We weren't there to be slapped, Parliament Speaker lashes at top judge

We weren't there to be slapped, Parliament Speaker lashes at top judge

We werent there to be slapped, Parliament Speaker lashes at top judge Ruling Justice and Development Party (AKP) has become infuriated over the top judges’ critical remarks and called him to take off his judge’s robes and then participate in politics. The opposition parties, however, welcomed the judge’s statements and saw them as a lesson given to the government. 

“These things cannot be done while wearing judge’s robes. If he wants, he can take them [the robes] off and engage in politics,” Mustafa Şentop, deputy leader of the AKP told reporters April 25. Şentop described Haşim Kılıç’s assessments on rule of law as “shallow and inappropriate.” 

Parliament Speaker Cemil Çiçek, however, also criticized Kılıç’s statement, saying nobody was there to be “scolded and to be slapped.” 

“The manner did not befit the [head of] judiciary. No one was there to be scolded or slapped,” Çiçek told reporters, adding that expressions such as “changing shirts” were politically charged. “These are not appropriate words to use on the foundation day of the high court, even if these are your personal opinions,” he said.

The opposition parties welcomed Kılıç’s statement. “The Head of the Constitutional Court did not take his judge’s robes off, but he lectured the government with them,” Engin Altay, deputy leader of the Republican People’s Party (CHP) told reporters.
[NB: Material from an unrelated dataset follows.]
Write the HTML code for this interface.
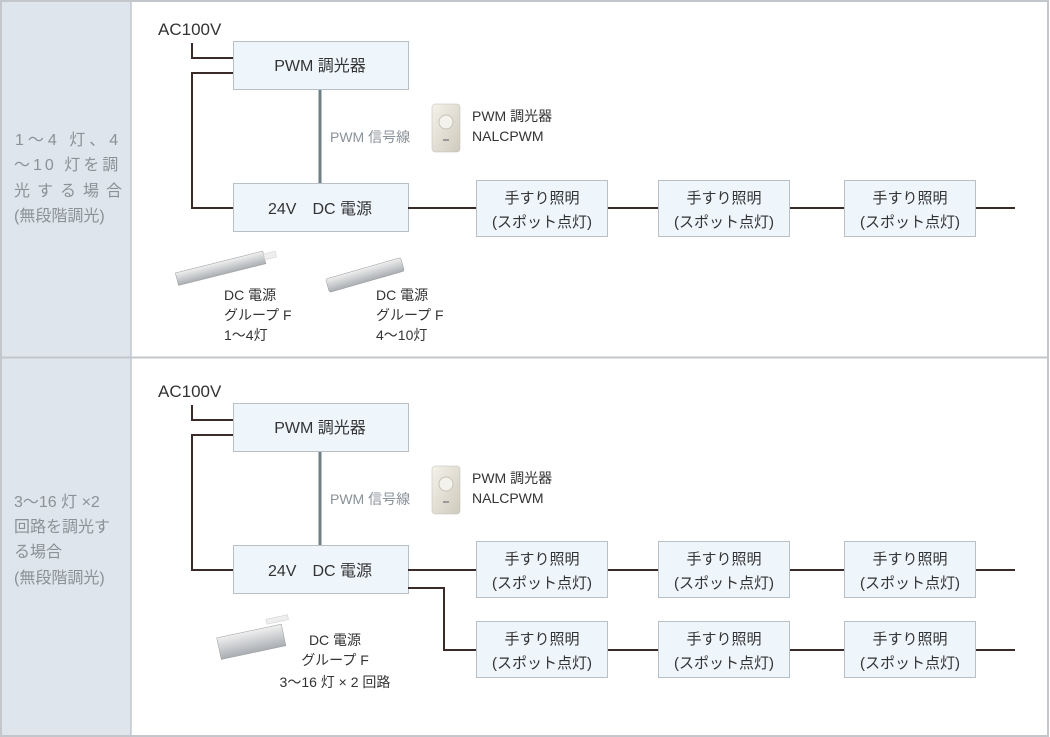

Altay said this statement was in fact an outcry against those who raped the judiciary and blamed the government as the main source of undermining the principle of rule of law and separation of powers.

In the absence of the principle of the rule of law, anarchy can flare up on the streets and within the state and Kılıç drew the attention to this potential, Altay stressed, adding hearing the views that the CHP has been voicing at Parliament was proving the opposition party correct.

Kılıç will be lynched: MHP

Nationalist Movement Party (MHP) Ankara Deputy Özcan Yeniçeri argued the government will launch a lynch campaign against Kılıç after his statement and will regard the Constitutional Court as part of what the government describes the “parallel state.”

Welcoming Kılıç’s remarks as right and consistent, Yeniçeri accused Prime Minister Recep Tayyip Erdoğan of degrading the justice’s trust in the eyes of the people. “If you remove justice, then you destroy the state. It should be the government that should pay utmost care to justice,” he said. 

Selahattin Demirtaş, co-chairperson of the Peace and Democracy Party (BDP) welcomed Kılıç’s words, stressing “The head of the Constitutional Court has said what he should say. The main problem, however, is the accusations made by Erdoğan against the court.”